Follow-up to Journal article about politics and mindkilling. That post showed that people can be convinced that a view is correct by being told that their political party endorses it, even if their party actually opposes it. A similar, but stranger, effect, is that people can be convinced that a view is correct because their favorite software implements it - even if they have stated that the view is wrong just minutes ago.
Subversion is a popular version-control system used by software developers. The "repository" is where subversion stores the definitive copy of each file it is keeping track of. A "diff" is when you ask subversion to show you all differences between your new code, and the last version of that code that it knows was in the repository. A "tag" is when you associate a set of versions of different files together, in a way so that they can be easily compared against or reverted to, without creating something called a "branch".
I've had variants of this conversation about Subversion three times so far:
Me: [problem X] happened because Subversion doesn't let you diff against the repository.
Me: Subversion doesn't let you diff against the repository. It only diffs against its local copy of the repository, which it updates when you do a checkout, commit, or update. So it won't show you any changes that someone else has made to the code since then. You can never see what changes other people have made since your last commit, because to get the changes, you have to do an update; and the changes are added to your code without being shown to you, and a diff won't show them. So you just cross your fingers and hope their changes are compatible with yours.
Other: That's ridiculous! Subversion doesn't do that. That would defeat the whole purpose of version control. That would be idiotic.
Me: Really, it does that. I've tried it. Repeatedly. I've wasted days of work because of it.
Other: Nonsense. Of COURSE Subversion diffs against the repository.
Me: Try this: Create a new file foo in your checkout in directory X. Then svn add foo and svn commit foo. Check out the same repository in directory Y. Modify foo in directory X. svn commit foo. Then do an svn diff foo from directory Y.
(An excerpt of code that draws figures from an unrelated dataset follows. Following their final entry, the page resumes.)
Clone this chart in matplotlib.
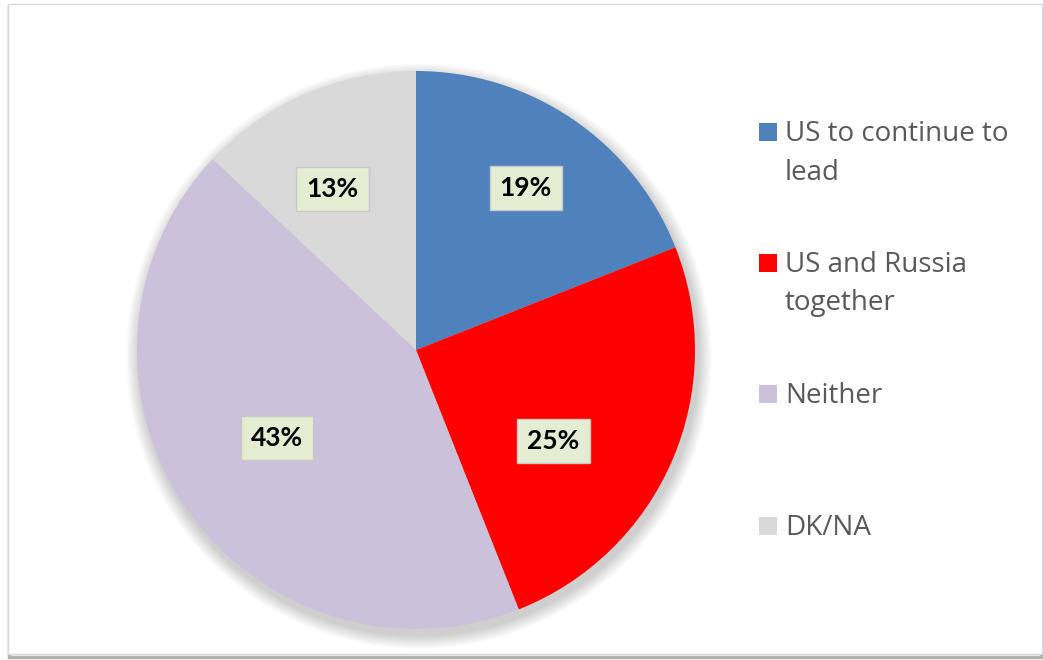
import matplotlib
matplotlib.use("Agg")
import numpy as np
import matplotlib.pyplot as plt
from matplotlib.patches import Rectangle, Circle

labels = ["US to continue to\nlead", "US and Russia\ntogether", "Neither", "DK/NA"]
values = [19, 25, 43, 13]
colors = ["#4F81BD", "#FF0000", "#CCC1DA", "#D9D9D9"]

# per-slice label placement (distance from centre, angle nudge in degrees)
label_dist = [0.70, 0.59, 0.59, 0.65]
label_nudge = [0, -10, -2, 4]

W, H = 1043, 660
fig = plt.figure(figsize=(W / 100, H / 100), dpi=100)
fig.patch.set_facecolor("white")

# chart frame with a bottom shadow (kept behind the axes)
fig.add_artist(Rectangle((9 / W, 3 / H), 1032 / W, 651 / H, transform=fig.transFigure,
                         facecolor="none", edgecolor="#7F7F7F", lw=2.5, alpha=0.6, zorder=-2))
fig.add_artist(Rectangle((8 / W, 6 / H), 1034 / W, 650 / H, transform=fig.transFigure,
                         facecolor="white", edgecolor="#D9D9D9", lw=1, zorder=-1))

# pie axes: center (416, 350) px, radius 279 px
cx, cy, r = 416, 350, 279
ax = fig.add_axes([(cx - r) / W, (H - cy - r) / H, 2 * r / W, 2 * r / H])
ax.patch.set_visible(False)

# soft shadow
for i in range(8):
    ax.add_patch(Circle((0.010, -0.022), 1.0 + 0.006 * (8 - i), facecolor="black",
                        edgecolor="none", alpha=0.025, zorder=0, clip_on=False))

wedges, texts, autotexts = ax.pie(
    values, colors=colors, startangle=90, counterclock=False, radius=1.0,
    autopct="%d%%", pctdistance=0.70,
    wedgeprops=dict(edgecolor="none", linewidth=0),
    textprops=dict(fontsize=19, fontweight="bold", color="black", family="Lato"),
)
for w, t, d, nud in zip(wedges, autotexts, label_dist, label_nudge):
    w.set_zorder(2)
    mid = np.deg2rad((w.theta1 + w.theta2) / 2 + nud)
    t.set_position((d * np.cos(mid), d * np.sin(mid)))
    t.set_zorder(5)
    t.set_bbox(dict(boxstyle="square,pad=0.38", facecolor="#E4EDD2", edgecolor="#C8C8C8", lw=1))

# pie() resets limits to +-1.25, so set them afterwards
ax.set_xlim(-1, 1)
ax.set_ylim(-1, 1)
ax.set_aspect("equal")
ax.axis("off")

# legend drawn by hand so the marker sits on the first line
leg_y = [132, 263, 394, 526]
for lab, col, y in zip(labels, colors, leg_y):
    fig.add_artist(Rectangle((759 / W, (H - y - 9) / H), 18 / W, 18 / H,
                             transform=fig.transFigure, facecolor=col, edgecolor="none"))
    fig.text(785 / W, (H - y + 12) / H, lab, fontsize=20, color="#595959",
             va="top", ha="left", family="Open Sans", linespacing=1.5)

fig.savefig("out.png", dpi=100)
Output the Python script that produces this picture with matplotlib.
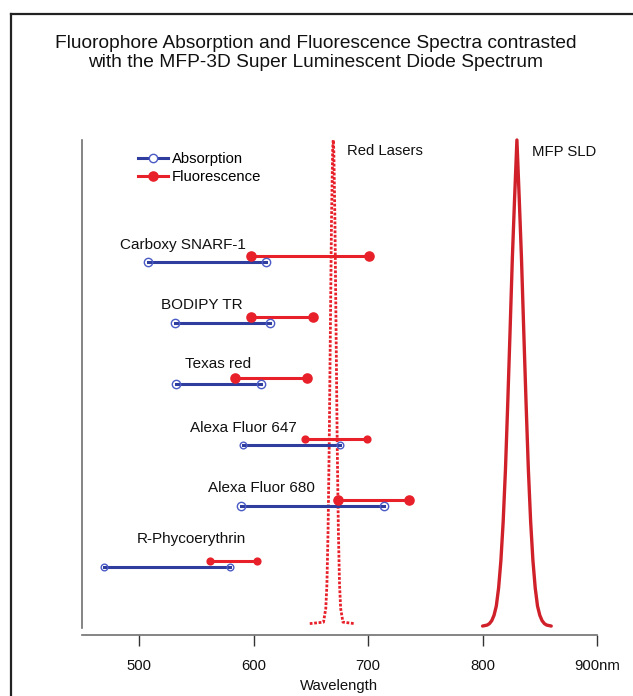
import matplotlib
matplotlib.use("Agg")
import matplotlib.pyplot as plt
from matplotlib.lines import Line2D

plt.rcParams['font.family'] = ['Liberation Sans', 'DejaVu Sans']

# dyes, top to bottom
dyes = ["Carboxy SNARF-1", "BODIPY TR", "Texas red",
        "Alexa Fluor 647", "Alexa Fluor 680", "R-Phycoerythrin"]
row_y = [0.75, 0.625, 0.5, 0.375, 0.25, 0.125]
abs_lo = [508, 531, 532, 591, 589, 469]
abs_hi = [611, 614, 606, 675, 714, 579]
fl_lo = [598, 598, 584, 645, 674, 562]
fl_hi = [701, 652, 647, 699, 736, 603]

# red laser spectrum
laser_wl = [649, 661, 663, 664, 665, 666, 667, 668, 669, 669.5,
            670, 671, 672, 673, 674, 675, 676, 678, 688]
laser_int = [0.009, 0.012, 0.04, 0.09, 0.2, 0.375, 0.607, 0.835, 0.98, 1.0,
             0.98, 0.835, 0.607, 0.375, 0.2, 0.09, 0.04, 0.012, 0.009]

# MFP SLD spectrum
sld_wl = [800, 804, 806, 808, 810, 812, 814, 816, 818, 820, 822, 824, 826, 828, 830,
          832, 834, 836, 838, 840, 842, 844, 846, 848, 850, 852, 854, 856, 860]
sld_int = [0.004, 0.006, 0.009, 0.015, 0.026, 0.045, 0.082, 0.138, 0.218, 0.325,
           0.461, 0.607, 0.757, 0.882, 1.0, 0.882, 0.757, 0.607, 0.461, 0.325,
           0.218, 0.138, 0.082, 0.045, 0.026, 0.015, 0.009, 0.006, 0.004]

ticks = [500, 600, 700, 800, 900]
tick_labels = ["500", "600", "700", "800", "900nm"]

# style / layout
big = [True, True, True, False, True, False]
label_x = [538, 555, 569, 591, 607, 546]
label_dy = [0.035, 0.037, 0.041, 0.035, 0.037, 0.057]
fl_dy = 0.013

blue = "#2F3D9E"
blue_edge = "#4B5BC6"
red = "#E8202A"
sld_red = "#D0202A"
gray = "#707070"

W, H = 633, 696
fig = plt.figure(figsize=(W / 100, H / 100), dpi=100)
ax = fig.add_axes([82 / W, 1 - 635 / H, 518 / W, 505 / H])
ax.set_xlim(450, 450 + 518 / 1.1445)
ax.set_ylim(-7 / 488, 498 / 488)

# spectra
ax.plot(laser_wl, laser_int, color=red, lw=2.0, linestyle=(0, (1, 0.6)))
ax.plot(sld_wl, sld_int, color=sld_red, lw=2.4, solid_capstyle='round')

for i in range(len(dyes)):
    ms_o = 6.0 if big[i] else 4.8
    ms_f = 6.6 if big[i] else 4.9
    y = row_y[i]
    ax.plot([abs_lo[i], abs_hi[i]], [y, y], color=blue, lw=2.2, zorder=3)
    ax.plot([abs_lo[i], abs_hi[i]], [y, y], ls='none', marker='o', ms=ms_o,
            mfc='none', mec=blue_edge, mew=1.0, zorder=4)
    yf = y + fl_dy
    ax.plot([fl_lo[i], fl_hi[i]], [yf, yf], color=red, lw=2.2, marker='o',
            ms=ms_f, mfc=red, mec=red, zorder=3)
    ax.text(label_x[i], y + label_dy[i], dyes[i], fontsize=11,
            ha='center', va='center', color='#111111')

ax.text(681.5, 0.978, "Red Lasers", fontsize=10.7, ha='left', va='center', color='#111111')
ax.text(843.6, 0.975, "MFP SLD", fontsize=10.7, ha='left', va='center', color='#111111')

# legend
h_abs = Line2D([], [], color=blue, lw=2.2, marker='o', ms=6, mfc='white',
               mec=blue_edge, mew=1.0)
h_fl = Line2D([], [], color=red, lw=2.2, marker='o', ms=6.6, mfc=red, mec=red)
leg = ax.legend([h_abs, h_fl], ["Absorption", "Fluorescence"], loc='upper left',
                bbox_to_anchor=((138 - 82) / 518, (635 - 152) / 505),
                frameon=False, fontsize=10.7, handlelength=2.0, handletextpad=0.3,
                labelspacing=0.25, borderpad=0, borderaxespad=0, numpoints=1)

# axes
for s in ['top', 'right']:
    ax.spines[s].set_visible(False)
ax.spines['left'].set_bounds(0, 1.0)
ax.spines['bottom'].set_bounds(450, 900)
for s in ['left', 'bottom']:
    ax.spines[s].set_color(gray)
    ax.spines[s].set_linewidth(1.2)
ax.set_yticks([])
ax.set_xticks(ticks)
ax.set_xticklabels(tick_labels)
ax.tick_params(axis='x', length=8, width=1.0, color='#333333', pad=9.5,
               labelsize=10.7, labelcolor='#111111')

fig.text(339 / W, 1 - 686 / H, "Wavelength", fontsize=10.7, ha='center', va='center',
         color='#111111')
fig.text(316 / W, 1 - 53 / H,
         "Fluorophore Absorption and Fluorescence Spectra contrasted\n"
         "with the MFP-3D Super Luminescent Diode Spectrum",
         fontsize=13.8, ha='center', va='center', linespacing=1.12, color='#111111')

# outer frame (cropped at right and bottom)
fig.add_artist(Line2D([11 / W, 1.0], [1 - 14 / H, 1 - 14 / H], color='#222222', lw=1.6))
fig.add_artist(Line2D([11 / W, 11 / W], [0, 1 - 14 / H], color='#222222', lw=1.6))

fig.savefig("out.png", dpi=100)
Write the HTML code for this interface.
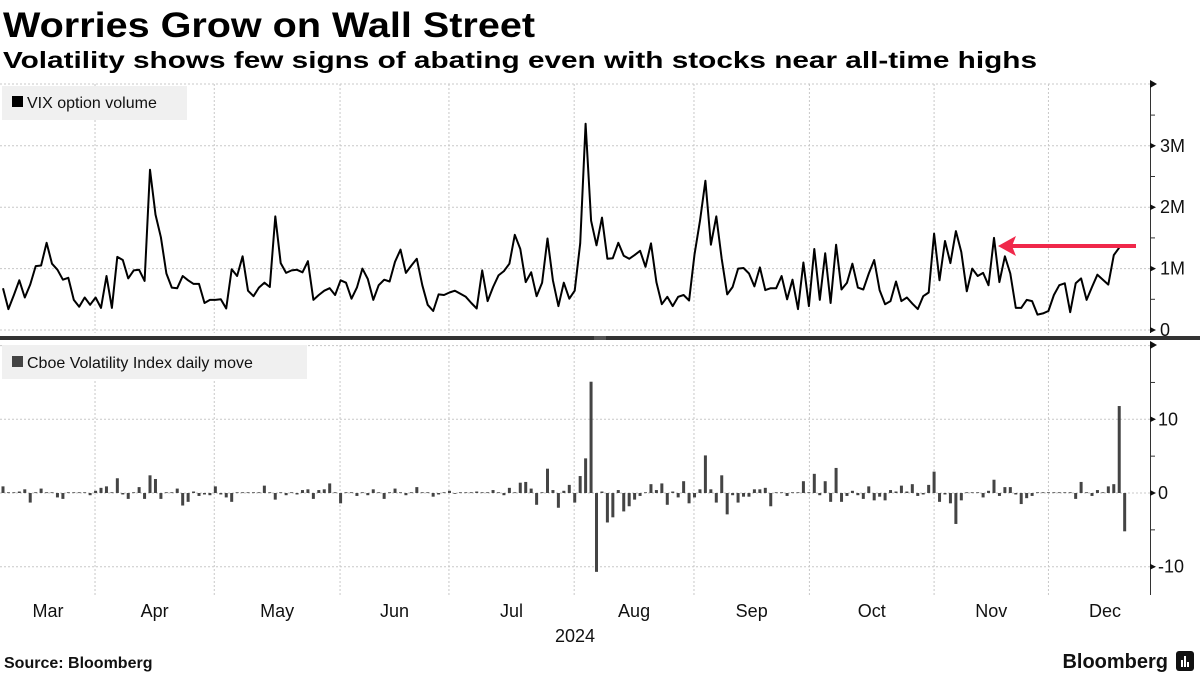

[A few minutes later, after trying it:]
Other: Well, of COURSE Subversion doesn't diff against the repository. It's meant for large, distributed projects. You wouldn't want to have to do diffs over the web.
Other: It would be too slow.
Me: You do checkouts and commits and updates over the web. Are they too slow?
Other: You want to diff against your previous version. It would be too confusing to see the changes other people have made, too.
Me: Three minutes ago you said it would be idiotic not to diff against the repository.
Other: Look, Subversion is an industry standard!
Me: Subversion doesn't even let you tag releases.
Other: Of COURSE Subversion lets you tag releases.
[Conversation eventually ends with Other explaining why you don't need to tag releases anyway.]
[P.S. - There is a very long syntax for svn diff that lets you specify full paths to the repository and your checkout directory. It can't mix paths and URLs, so you have to specify your checkout directory as a complete URL. No one that I know uses this syntax.]